** Task to complete **
Each line that follows should be printed again exactly as it stands.

Stored dataset items
--------

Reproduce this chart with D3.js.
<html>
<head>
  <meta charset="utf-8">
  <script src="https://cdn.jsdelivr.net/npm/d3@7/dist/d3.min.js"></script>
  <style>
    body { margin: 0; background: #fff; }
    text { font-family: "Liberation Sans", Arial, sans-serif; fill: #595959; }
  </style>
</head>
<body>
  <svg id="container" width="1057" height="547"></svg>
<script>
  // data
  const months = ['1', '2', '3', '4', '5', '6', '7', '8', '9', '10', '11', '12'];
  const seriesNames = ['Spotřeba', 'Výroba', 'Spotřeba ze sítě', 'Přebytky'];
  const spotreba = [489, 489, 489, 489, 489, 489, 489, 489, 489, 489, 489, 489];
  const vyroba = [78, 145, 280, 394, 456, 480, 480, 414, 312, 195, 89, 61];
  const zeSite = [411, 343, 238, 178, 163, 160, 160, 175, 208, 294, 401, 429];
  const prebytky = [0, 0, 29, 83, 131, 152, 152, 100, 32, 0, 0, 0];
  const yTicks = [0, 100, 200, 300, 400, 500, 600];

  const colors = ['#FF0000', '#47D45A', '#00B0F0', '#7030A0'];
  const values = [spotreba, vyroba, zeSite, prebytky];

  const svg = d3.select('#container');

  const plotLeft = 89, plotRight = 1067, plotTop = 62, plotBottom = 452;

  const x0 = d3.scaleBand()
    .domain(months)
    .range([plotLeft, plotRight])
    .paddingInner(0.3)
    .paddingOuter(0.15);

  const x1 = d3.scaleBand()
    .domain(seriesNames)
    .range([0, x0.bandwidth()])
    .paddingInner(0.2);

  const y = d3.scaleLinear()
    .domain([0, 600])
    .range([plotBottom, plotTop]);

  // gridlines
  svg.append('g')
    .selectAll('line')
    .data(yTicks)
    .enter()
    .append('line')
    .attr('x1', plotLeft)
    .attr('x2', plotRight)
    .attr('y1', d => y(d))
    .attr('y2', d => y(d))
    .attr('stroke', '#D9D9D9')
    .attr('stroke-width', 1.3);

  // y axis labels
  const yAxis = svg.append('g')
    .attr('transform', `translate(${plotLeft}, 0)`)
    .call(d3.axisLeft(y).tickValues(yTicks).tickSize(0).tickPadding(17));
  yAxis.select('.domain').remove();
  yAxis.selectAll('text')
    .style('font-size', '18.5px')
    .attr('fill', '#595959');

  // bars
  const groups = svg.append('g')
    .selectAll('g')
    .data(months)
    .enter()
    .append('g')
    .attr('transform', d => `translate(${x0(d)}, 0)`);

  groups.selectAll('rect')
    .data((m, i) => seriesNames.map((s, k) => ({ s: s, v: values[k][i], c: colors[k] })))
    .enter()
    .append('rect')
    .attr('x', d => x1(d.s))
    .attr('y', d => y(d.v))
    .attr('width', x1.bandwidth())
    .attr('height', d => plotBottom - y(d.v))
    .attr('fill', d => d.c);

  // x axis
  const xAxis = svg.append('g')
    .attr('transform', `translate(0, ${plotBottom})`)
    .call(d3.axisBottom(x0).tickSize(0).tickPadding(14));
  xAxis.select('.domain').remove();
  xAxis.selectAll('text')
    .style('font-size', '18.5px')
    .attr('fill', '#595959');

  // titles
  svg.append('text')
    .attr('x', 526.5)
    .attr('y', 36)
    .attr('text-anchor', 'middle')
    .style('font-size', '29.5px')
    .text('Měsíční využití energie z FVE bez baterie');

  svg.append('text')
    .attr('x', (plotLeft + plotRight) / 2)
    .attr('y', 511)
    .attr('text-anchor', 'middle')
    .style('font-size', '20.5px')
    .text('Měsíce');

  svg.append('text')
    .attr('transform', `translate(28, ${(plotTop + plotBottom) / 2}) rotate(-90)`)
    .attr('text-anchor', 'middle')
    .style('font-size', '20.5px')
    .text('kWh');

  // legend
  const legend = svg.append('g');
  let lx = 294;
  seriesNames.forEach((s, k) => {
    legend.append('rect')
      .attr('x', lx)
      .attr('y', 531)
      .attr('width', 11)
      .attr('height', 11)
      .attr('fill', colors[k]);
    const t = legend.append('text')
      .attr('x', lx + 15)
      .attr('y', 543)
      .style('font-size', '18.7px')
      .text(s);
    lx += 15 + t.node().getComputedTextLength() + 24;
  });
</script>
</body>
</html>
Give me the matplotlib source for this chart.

--------

** In response **
Reproduce this chart with D3.js.
<html>
<head>
  <meta charset="utf-8">
  <script src="https://cdn.jsdelivr.net/npm/d3@7/dist/d3.min.js"></script>
  <style>
    body { margin: 0; background: #fff; }
    text { font-family: "Liberation Sans", Arial, sans-serif; fill: #595959; }
  </style>
</head>
<body>
  <svg id="container" width="1057" height="547"></svg>
<script>
  // data
  const months = ['1', '2', '3', '4', '5', '6', '7', '8', '9', '10', '11', '12'];
  const seriesNames = ['Spotřeba', 'Výroba', 'Spotřeba ze sítě', 'Přebytky'];
  const spotreba = [489, 489, 489, 489, 489, 489, 489, 489, 489, 489, 489, 489];
  const vyroba = [78, 145, 280, 394, 456, 480, 480, 414, 312, 195, 89, 61];
  const zeSite = [411, 343, 238, 178, 163, 160, 160, 175, 208, 294, 401, 429];
  const prebytky = [0, 0, 29, 83, 131, 152, 152, 100, 32, 0, 0, 0];
  const yTicks = [0, 100, 200, 300, 400, 500, 600];

  const colors = ['#FF0000', '#47D45A', '#00B0F0', '#7030A0'];
  const values = [spotreba, vyroba, zeSite, prebytky];

  const svg = d3.select('#container');

  const plotLeft = 89, plotRight = 1067, plotTop = 62, plotBottom = 452;

  const x0 = d3.scaleBand()
    .domain(months)
    .range([plotLeft, plotRight])
    .paddingInner(0.3)
    .paddingOuter(0.15);

  const x1 = d3.scaleBand()
    .domain(seriesNames)
    .range([0, x0.bandwidth()])
    .paddingInner(0.2);

  const y = d3.scaleLinear()
    .domain([0, 600])
    .range([plotBottom, plotTop]);

  // gridlines
  svg.append('g')
    .selectAll('line')
    .data(yTicks)
    .enter()
    .append('line')
    .attr('x1', plotLeft)
    .attr('x2', plotRight)
    .attr('y1', d => y(d))
    .attr('y2', d => y(d))
    .attr('stroke', '#D9D9D9')
    .attr('stroke-width', 1.3);

  // y axis labels
  const yAxis = svg.append('g')
    .attr('transform', `translate(${plotLeft}, 0)`)
    .call(d3.axisLeft(y).tickValues(yTicks).tickSize(0).tickPadding(17));
  yAxis.select('.domain').remove();
  yAxis.selectAll('text')
    .style('font-size', '18.5px')
    .attr('fill', '#595959');

  // bars
  const groups = svg.append('g')
    .selectAll('g')
    .data(months)
    .enter()
    .append('g')
    .attr('transform', d => `translate(${x0(d)}, 0)`);

  groups.selectAll('rect')
    .data((m, i) => seriesNames.map((s, k) => ({ s: s, v: values[k][i], c: colors[k] })))
    .enter()
    .append('rect')
    .attr('x', d => x1(d.s))
    .attr('y', d => y(d.v))
    .attr('width', x1.bandwidth())
    .attr('height', d => plotBottom - y(d.v))
    .attr('fill', d => d.c);

  // x axis
  const xAxis = svg.append('g')
    .attr('transform', `translate(0, ${plotBottom})`)
    .call(d3.axisBottom(x0).tickSize(0).tickPadding(14));
  xAxis.select('.domain').remove();
  xAxis.selectAll('text')
    .style('font-size', '18.5px')
    .attr('fill', '#595959');

  // titles
  svg.append('text')
    .attr('x', 526.5)
    .attr('y', 36)
    .attr('text-anchor', 'middle')
    .style('font-size', '29.5px')
    .text('Měsíční využití energie z FVE bez baterie');

  svg.append('text')
    .attr('x', (plotLeft + plotRight) / 2)
    .attr('y', 511)
    .attr('text-anchor', 'middle')
    .style('font-size', '20.5px')
    .text('Měsíce');

  svg.append('text')
    .attr('transform', `translate(28, ${(plotTop + plotBottom) / 2}) rotate(-90)`)
    .attr('text-anchor', 'middle')
    .style('font-size', '20.5px')
    .text('kWh');

  // legend
  const legend = svg.append('g');
  let lx = 294;
  seriesNames.forEach((s, k) => {
    legend.append('rect')
      .attr('x', lx)
      .attr('y', 531)
      .attr('width', 11)
      .attr('height', 11)
      .attr('fill', colors[k]);
    const t = legend.append('text')
      .attr('x', lx + 15)
      .attr('y', 543)
      .style('font-size', '18.7px')
      .text(s);
    lx += 15 + t.node().getComputedTextLength() + 24;
  });
</script>
</body>
</html>
Give me the matplotlib source for this chart.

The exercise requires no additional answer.